Wolfgang Kubicki und Christian Lindner haben den Trend zumindest verlangsamt. Seitdem die beiden Spitzenkandidaten im Fokus der Medien stehen, ist in der Krise ein Hoffnungsschimmer zu entdecken. "Es ist wieder einfacher geworden, sich zur FDP zu bekennen", sagt der Parteiforscher Jürgen Falter. Mit seiner kritischen Haltung zu Berlin habe Kubicki frischen Wind in die Partei gebracht und das Meinungsbild der Verlierer-FDP ein gutes Stück gedreht.

Mit dem neuen Schwung traut sich Lindner jetzt sogar wieder an die Bundes-FDP heran. Während der Wahlkampfauftakt von scharfer Abgrenzung zur Bundespartei geprägt war, kenntlich gemacht durch den Slogan "DAS ist meine FDP", haben die NRW-Liberalen ihren Kurs inzwischen wieder geändert. Nach dem starken Abschneiden der Nord-FDP in Schleswig-Holstein ist die Zuversicht zurück.

"Für die Berliner FDP ist noch keine Entwarnung gegeben"
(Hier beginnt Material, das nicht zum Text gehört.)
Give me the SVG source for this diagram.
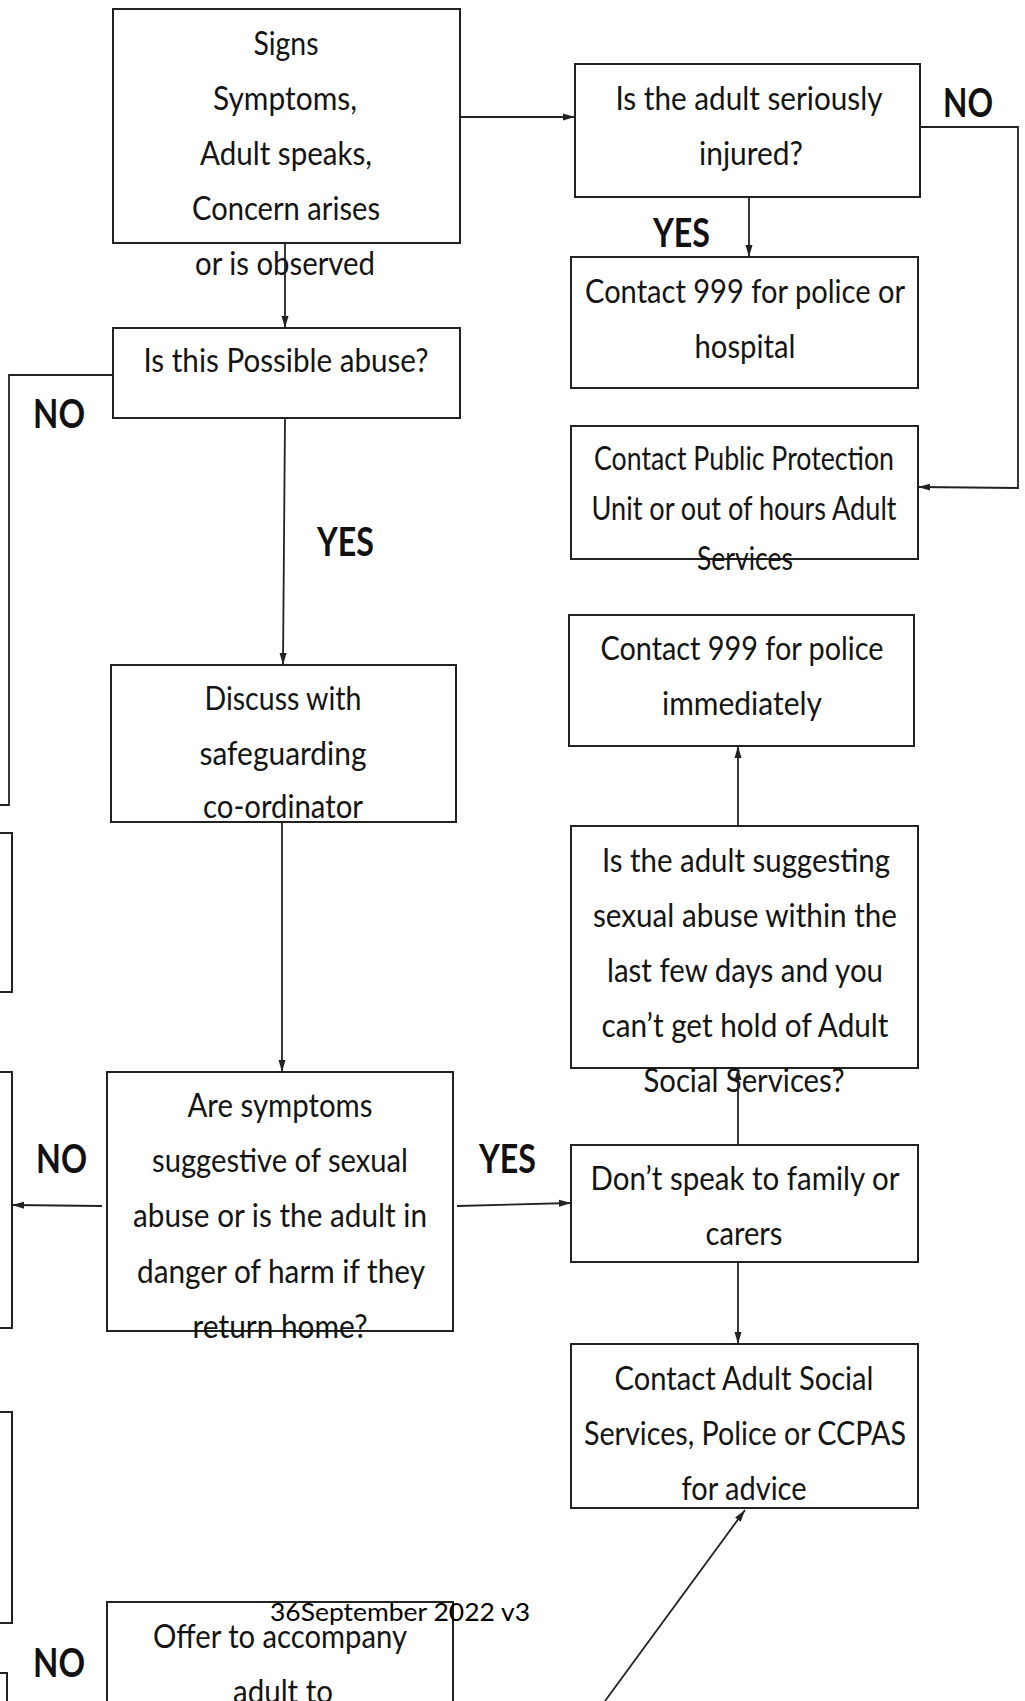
<svg xmlns="http://www.w3.org/2000/svg" width="1025" height="1701" viewBox="0 0 1025 1701">
<style>
.box{fill:#fff;stroke:#222;stroke-width:2}
.t{font-family:Lato,"Open Sans","Liberation Sans",sans-serif;font-size:32px;fill:#141414;text-anchor:middle}
.lbl{font-family:Lato,"Open Sans","Liberation Sans",sans-serif;font-size:40px;font-weight:700;fill:#111}
.foot{font-family:Lato,"Open Sans","Liberation Sans",sans-serif;font-size:25px;fill:#000}
.c{fill:none;stroke:#222;stroke-width:1.8}
.a{marker-end:url(#ah)}
</style>
<defs>
<marker id="ah" markerUnits="userSpaceOnUse" markerWidth="12" markerHeight="8" refX="12" refY="4" orient="auto">
<path d="M0,0.5 L12,4 L0,7.5 z" fill="#222"/>
</marker>
</defs>
<rect width="1025" height="1701" fill="#fff"/>

<g id="left-partials">
<rect class="box" x="-20" y="833" width="32" height="159"/>
<rect class="box" x="-20" y="1072" width="32" height="256"/>
<rect class="box" x="-20" y="1412" width="32" height="211"/>
<rect class="box" x="-20" y="1673" width="27" height="60"/>
</g>

<g id="n-signs">
<rect class="box" x="113" y="9" width="347" height="234"/>
<text class="t" x="286" y="55" textLength="65" lengthAdjust="spacingAndGlyphs">Signs</text>
<text class="t" x="285" y="110" textLength="144" lengthAdjust="spacingAndGlyphs">Symptoms,</text>
<text class="t" x="286" y="165" textLength="172" lengthAdjust="spacingAndGlyphs">Adult speaks,</text>
<text class="t" x="286" y="220" textLength="188" lengthAdjust="spacingAndGlyphs">Concern arises</text>
<text class="t" x="285" y="275" textLength="180" lengthAdjust="spacingAndGlyphs">or is observed</text>
</g>

<g id="n-possible">
<rect class="box" x="113" y="328" width="347" height="90"/>
<text class="t" x="286" y="372" textLength="285" lengthAdjust="spacingAndGlyphs">Is this Possible abuse?</text>
</g>

<g id="n-discuss">
<rect class="box" x="111" y="665" width="345" height="157"/>
<text class="t" x="283" y="710" textLength="157" lengthAdjust="spacingAndGlyphs">Discuss with</text>
<text class="t" x="283" y="765" textLength="167" lengthAdjust="spacingAndGlyphs">safeguarding</text>
<text class="t" x="283" y="818" textLength="160" lengthAdjust="spacingAndGlyphs">co-ordinator</text>
</g>

<g id="n-symptoms">
<rect class="box" x="107" y="1072" width="346" height="259"/>
<text class="t" x="280" y="1117" textLength="185" lengthAdjust="spacingAndGlyphs">Are symptoms</text>
<text class="t" x="280" y="1172" textLength="256" lengthAdjust="spacingAndGlyphs">suggestive of sexual</text>
<text class="t" x="280" y="1227" textLength="294" lengthAdjust="spacingAndGlyphs">abuse or is the adult in</text>
<text class="t" x="281" y="1283" textLength="288" lengthAdjust="spacingAndGlyphs">danger of harm if they</text>
<text class="t" x="280" y="1338" textLength="175" lengthAdjust="spacingAndGlyphs">return home?</text>
</g>

<g id="n-offer">
<rect class="box" x="107" y="1602" width="346" height="140"/>
<text class="t" x="280" y="1648" textLength="254" lengthAdjust="spacingAndGlyphs">Offer to accompany</text>
<text class="t" x="283" y="1703" textLength="100" lengthAdjust="spacingAndGlyphs">adult to</text>
</g>

<g id="n-injured">
<rect class="box" x="575" y="64" width="345" height="133"/>
<text class="t" x="749" y="110" textLength="267" lengthAdjust="spacingAndGlyphs">Is the adult seriously</text>
<text class="t" x="751" y="165" textLength="104" lengthAdjust="spacingAndGlyphs">injured?</text>
</g>

<g id="n-999-hospital">
<rect class="box" x="571" y="257" width="347" height="131"/>
<text class="t" x="745" y="303" textLength="320" lengthAdjust="spacingAndGlyphs">Contact 999 for police or</text>
<text class="t" x="745" y="358" textLength="101" lengthAdjust="spacingAndGlyphs">hospital</text>
</g>

<g id="n-ppu">
<rect class="box" x="571" y="426" width="347" height="133"/>
<text class="t" x="744" y="470" textLength="300" lengthAdjust="spacingAndGlyphs">Contact Public Protection</text>
<text class="t" x="744" y="520" textLength="305" lengthAdjust="spacingAndGlyphs">Unit or out of hours Adult</text>
<text class="t" x="745" y="570" textLength="96" lengthAdjust="spacingAndGlyphs">Services</text>
</g>

<g id="n-999-immediately">
<rect class="box" x="569" y="615" width="345" height="131"/>
<text class="t" x="742" y="660" textLength="283" lengthAdjust="spacingAndGlyphs">Contact 999 for police</text>
<text class="t" x="742" y="715" textLength="160" lengthAdjust="spacingAndGlyphs">immediately</text>
</g>

<g id="n-sexual-abuse">
<rect class="box" x="571" y="826" width="347" height="242"/>
<text class="t" x="746" y="872" textLength="288" lengthAdjust="spacingAndGlyphs">Is the adult suggesting</text>
<text class="t" x="745" y="927" textLength="304" lengthAdjust="spacingAndGlyphs">sexual abuse within the</text>
<text class="t" x="745" y="982" textLength="276" lengthAdjust="spacingAndGlyphs">last few days and you</text>
<text class="t" x="745" y="1037" textLength="287" lengthAdjust="spacingAndGlyphs">can’t get hold of Adult</text>
<text class="t" x="744" y="1092" textLength="201" lengthAdjust="spacingAndGlyphs">Social Services?</text>
</g>

<g id="n-dont-speak">
<rect class="box" x="571" y="1145" width="347" height="117"/>
<text class="t" x="745" y="1190" textLength="309" lengthAdjust="spacingAndGlyphs">Don’t speak to family or</text>
<text class="t" x="744" y="1245" textLength="77" lengthAdjust="spacingAndGlyphs">carers</text>
</g>

<g id="n-contact-ass">
<rect class="box" x="571" y="1344" width="347" height="164"/>
<text class="t" x="744" y="1390" textLength="259" lengthAdjust="spacingAndGlyphs">Contact Adult Social</text>
<text class="t" x="745" y="1445" textLength="322" lengthAdjust="spacingAndGlyphs">Services, Police or CCPAS</text>
<text class="t" x="744" y="1500" textLength="125" lengthAdjust="spacingAndGlyphs">for advice</text>
</g>

<g id="connectors">
<path class="c a" d="M460,117 L575,117"/>
<path class="c a" d="M285,243 L285,328"/>
<path class="c a" d="M749,197 L749,257"/>
<path class="c a" d="M920,127 L1018,127 L1018,488 L918,487"/>
<path class="c" d="M113,375 L9,375 L9,805 L0,805"/>
<path class="c a" d="M285,418 L283,665"/>
<path class="c a" d="M282,822 L282,1072"/>
<path class="c a" d="M102,1206 L12,1205"/>
<path class="c a" d="M457,1206 L571,1203"/>
<path class="c a" d="M738,1145 L738,1068"/>
<path class="c a" d="M738,826 L738,746"/>
<path class="c a" d="M738,1262 L738,1344"/>
<path class="c a" d="M605,1701 L745,1510"/>
</g>

<g id="labels">
<text class="lbl" x="943" y="117" textLength="50" lengthAdjust="spacingAndGlyphs">NO</text>
<text class="lbl" x="653" y="247" textLength="57" lengthAdjust="spacingAndGlyphs">YES</text>
<text class="lbl" x="33" y="428" textLength="52" lengthAdjust="spacingAndGlyphs">NO</text>
<text class="lbl" x="317" y="556" textLength="57" lengthAdjust="spacingAndGlyphs">YES</text>
<text class="lbl" x="36" y="1173" textLength="51" lengthAdjust="spacingAndGlyphs">NO</text>
<text class="lbl" x="479" y="1173" textLength="57" lengthAdjust="spacingAndGlyphs">YES</text>
<text class="lbl" x="33" y="1677" textLength="52" lengthAdjust="spacingAndGlyphs">NO</text>
</g>

<text class="foot" x="270" y="1621" textLength="260" lengthAdjust="spacingAndGlyphs">36September 2022 v3</text>
</svg>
Das neue Selbstbewusstsein ist schon wieder groß. So groß, dass Lindner nicht davor zurückschreckt, auf den letzten Metern mit vermeintlichen Problemfällen Wahlkampf zu machen. In Mönchengladbach und Aachen stand er am Mittwochabend mit Rainer Brüderle auf einer Bühne. Der Bundestags-Fraktionschef hatte mit der umstrittenen Finanzierung von Wahlwerbung ein Eigentor geschossen. Er steht außerdem nicht unbedingt für den Modernisierungskurs der FDP, wie er Lindner vorschwebt. Den Landes-Chef ficht das nicht an: "ausgebucht!", sei die Veranstaltung in Gladbach, schreibt Lindner auf Twitter.

Heute Abend geht die große Zuversichts-Offensive weiter: In Hagen und Köln tritt Lindner mit dem ehemaligen Parteichef Guido Westerwelle auf. Also mit jenem Politiker, der gemeinhin für die Krise der Liberalen verantwortlich gemacht wird, die Kubicki und Lindner nun überwinden sollen. Außerdem werden Rösler und Westerwelle morgen bei der zentralen Wahlkampfveranstaltung in Düsseldorf auftreten, dem letzten großen Termin vor dem Urnengang am Sonntag.

Glaubt man Wahlforschern, könnte diese Taktik aber nach hinten losgehen. "Für die Berliner FDP ist noch keine Entwarnung gegeben", sagt der Leiter von Infratest dimap Richard Hilmer. Im Bund stünden die Liberalen so profillos da wie eh und je. In Umfragen arbeiten sich Rösler und Brüderle noch immer an der Fünf-Prozent-Marke ab. Für Hilmer sind die guten Ergebnisse für Kubicki und wohl auch Lindner gerade das Resultat ihrer Distanz zu den Berliner Verlierern Rösler und Westerwelle.

Sollte es knapp werden für die NRW-FDP könnte sie immer noch auf die Analyse von Parteienforscher Georg Neugebauer hoffen. Der hat seine ganz eigene Erklärung für die jüngsten Erfolge der FDP gefunden: "Vielleicht haben die Leute auch einfach Mitleid mit der Partei gehabt."